▶ [Exercise description]
Omit the pictures and print exactly the lines of the listing below, starting at the first and ending at the line containing "12.96, 12.88, 12.88, 12.88, 13.02, 13.02, 13.06, 13.02]".

▶ [Data block]
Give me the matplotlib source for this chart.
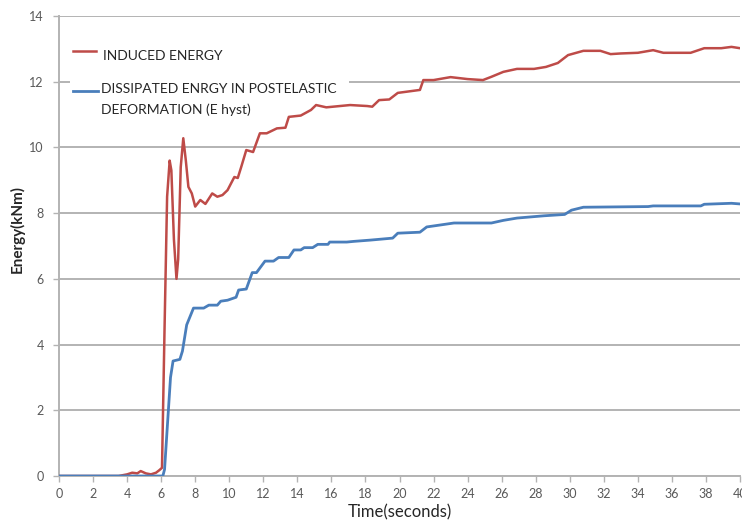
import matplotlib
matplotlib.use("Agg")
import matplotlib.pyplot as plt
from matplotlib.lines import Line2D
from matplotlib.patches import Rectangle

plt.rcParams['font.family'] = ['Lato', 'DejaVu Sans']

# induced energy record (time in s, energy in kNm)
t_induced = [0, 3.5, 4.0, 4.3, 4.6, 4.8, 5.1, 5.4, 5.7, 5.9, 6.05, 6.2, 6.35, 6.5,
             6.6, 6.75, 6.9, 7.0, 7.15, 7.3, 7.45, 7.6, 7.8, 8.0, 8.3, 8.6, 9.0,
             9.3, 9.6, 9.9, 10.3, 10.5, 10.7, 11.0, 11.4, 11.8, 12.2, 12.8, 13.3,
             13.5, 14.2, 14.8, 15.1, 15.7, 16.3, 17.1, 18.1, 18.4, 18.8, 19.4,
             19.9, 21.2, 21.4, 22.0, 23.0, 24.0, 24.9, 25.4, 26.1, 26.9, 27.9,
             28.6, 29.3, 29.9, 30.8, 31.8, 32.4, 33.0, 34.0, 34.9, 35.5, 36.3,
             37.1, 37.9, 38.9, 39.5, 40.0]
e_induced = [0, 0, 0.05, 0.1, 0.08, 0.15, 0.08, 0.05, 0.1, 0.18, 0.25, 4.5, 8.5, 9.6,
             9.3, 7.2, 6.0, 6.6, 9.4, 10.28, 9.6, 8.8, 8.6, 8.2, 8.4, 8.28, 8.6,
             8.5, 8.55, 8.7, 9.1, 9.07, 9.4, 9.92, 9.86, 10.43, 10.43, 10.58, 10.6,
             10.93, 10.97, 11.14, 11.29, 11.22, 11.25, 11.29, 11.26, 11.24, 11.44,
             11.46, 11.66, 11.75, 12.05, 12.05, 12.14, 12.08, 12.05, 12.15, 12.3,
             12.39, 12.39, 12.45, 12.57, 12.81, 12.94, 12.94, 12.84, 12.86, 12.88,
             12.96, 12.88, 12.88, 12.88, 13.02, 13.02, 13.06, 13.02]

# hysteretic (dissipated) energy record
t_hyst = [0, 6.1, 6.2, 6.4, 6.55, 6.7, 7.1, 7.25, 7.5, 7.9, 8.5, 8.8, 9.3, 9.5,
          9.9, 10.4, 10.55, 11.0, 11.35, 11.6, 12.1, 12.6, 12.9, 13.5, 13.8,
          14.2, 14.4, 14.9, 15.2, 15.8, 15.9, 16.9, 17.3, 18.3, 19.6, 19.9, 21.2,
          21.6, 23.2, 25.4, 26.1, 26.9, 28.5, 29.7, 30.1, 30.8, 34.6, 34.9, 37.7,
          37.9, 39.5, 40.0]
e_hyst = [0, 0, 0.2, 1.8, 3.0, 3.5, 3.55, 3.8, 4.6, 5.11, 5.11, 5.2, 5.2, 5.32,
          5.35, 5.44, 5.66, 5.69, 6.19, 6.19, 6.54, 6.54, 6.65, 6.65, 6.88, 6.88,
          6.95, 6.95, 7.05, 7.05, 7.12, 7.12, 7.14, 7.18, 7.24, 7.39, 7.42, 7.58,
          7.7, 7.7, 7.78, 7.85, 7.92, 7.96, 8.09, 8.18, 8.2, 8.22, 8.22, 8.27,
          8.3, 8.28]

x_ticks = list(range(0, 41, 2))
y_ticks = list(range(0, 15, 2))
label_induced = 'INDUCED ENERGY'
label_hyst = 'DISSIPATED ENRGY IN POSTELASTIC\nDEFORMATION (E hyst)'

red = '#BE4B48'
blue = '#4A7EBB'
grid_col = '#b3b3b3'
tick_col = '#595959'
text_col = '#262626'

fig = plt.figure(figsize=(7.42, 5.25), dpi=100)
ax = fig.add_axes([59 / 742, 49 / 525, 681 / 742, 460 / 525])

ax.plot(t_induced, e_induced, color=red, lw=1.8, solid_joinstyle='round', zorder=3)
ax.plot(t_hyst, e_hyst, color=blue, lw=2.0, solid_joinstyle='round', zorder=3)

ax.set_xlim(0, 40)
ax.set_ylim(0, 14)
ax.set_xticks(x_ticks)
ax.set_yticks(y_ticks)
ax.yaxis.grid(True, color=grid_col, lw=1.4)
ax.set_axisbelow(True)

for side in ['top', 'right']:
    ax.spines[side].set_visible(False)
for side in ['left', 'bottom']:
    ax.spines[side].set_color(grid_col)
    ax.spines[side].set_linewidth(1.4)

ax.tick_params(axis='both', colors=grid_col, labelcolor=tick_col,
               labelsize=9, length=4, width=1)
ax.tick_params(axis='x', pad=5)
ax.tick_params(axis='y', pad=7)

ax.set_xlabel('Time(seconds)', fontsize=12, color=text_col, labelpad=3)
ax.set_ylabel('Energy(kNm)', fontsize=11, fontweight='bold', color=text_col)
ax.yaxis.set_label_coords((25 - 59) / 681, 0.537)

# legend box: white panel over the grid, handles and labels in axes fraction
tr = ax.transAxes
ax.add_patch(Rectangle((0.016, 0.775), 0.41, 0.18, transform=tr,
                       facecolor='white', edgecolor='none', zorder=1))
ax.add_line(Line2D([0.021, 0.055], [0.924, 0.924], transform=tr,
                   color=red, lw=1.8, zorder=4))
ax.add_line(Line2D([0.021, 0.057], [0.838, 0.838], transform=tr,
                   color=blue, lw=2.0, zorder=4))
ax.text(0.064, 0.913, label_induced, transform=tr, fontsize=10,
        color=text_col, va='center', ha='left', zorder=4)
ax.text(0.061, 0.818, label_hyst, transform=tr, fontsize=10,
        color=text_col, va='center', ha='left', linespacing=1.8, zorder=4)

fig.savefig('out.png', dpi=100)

▶ [Result of this exercise]
Give me the matplotlib source for this chart.
import matplotlib
matplotlib.use("Agg")
import matplotlib.pyplot as plt
from matplotlib.lines import Line2D
from matplotlib.patches import Rectangle

plt.rcParams['font.family'] = ['Lato', 'DejaVu Sans']

# induced energy record (time in s, energy in kNm)
t_induced = [0, 3.5, 4.0, 4.3, 4.6, 4.8, 5.1, 5.4, 5.7, 5.9, 6.05, 6.2, 6.35, 6.5,
             6.6, 6.75, 6.9, 7.0, 7.15, 7.3, 7.45, 7.6, 7.8, 8.0, 8.3, 8.6, 9.0,
             9.3, 9.6, 9.9, 10.3, 10.5, 10.7, 11.0, 11.4, 11.8, 12.2, 12.8, 13.3,
             13.5, 14.2, 14.8, 15.1, 15.7, 16.3, 17.1, 18.1, 18.4, 18.8, 19.4,
             19.9, 21.2, 21.4, 22.0, 23.0, 24.0, 24.9, 25.4, 26.1, 26.9, 27.9,
             28.6, 29.3, 29.9, 30.8, 31.8, 32.4, 33.0, 34.0, 34.9, 35.5, 36.3,
             37.1, 37.9, 38.9, 39.5, 40.0]
e_induced = [0, 0, 0.05, 0.1, 0.08, 0.15, 0.08, 0.05, 0.1, 0.18, 0.25, 4.5, 8.5, 9.6,
             9.3, 7.2, 6.0, 6.6, 9.4, 10.28, 9.6, 8.8, 8.6, 8.2, 8.4, 8.28, 8.6,
             8.5, 8.55, 8.7, 9.1, 9.07, 9.4, 9.92, 9.86, 10.43, 10.43, 10.58, 10.6,
             10.93, 10.97, 11.14, 11.29, 11.22, 11.25, 11.29, 11.26, 11.24, 11.44,
             11.46, 11.66, 11.75, 12.05, 12.05, 12.14, 12.08, 12.05, 12.15, 12.3,
             12.39, 12.39, 12.45, 12.57, 12.81, 12.94, 12.94, 12.84, 12.86, 12.88,
             12.96, 12.88, 12.88, 12.88, 13.02, 13.02, 13.06, 13.02]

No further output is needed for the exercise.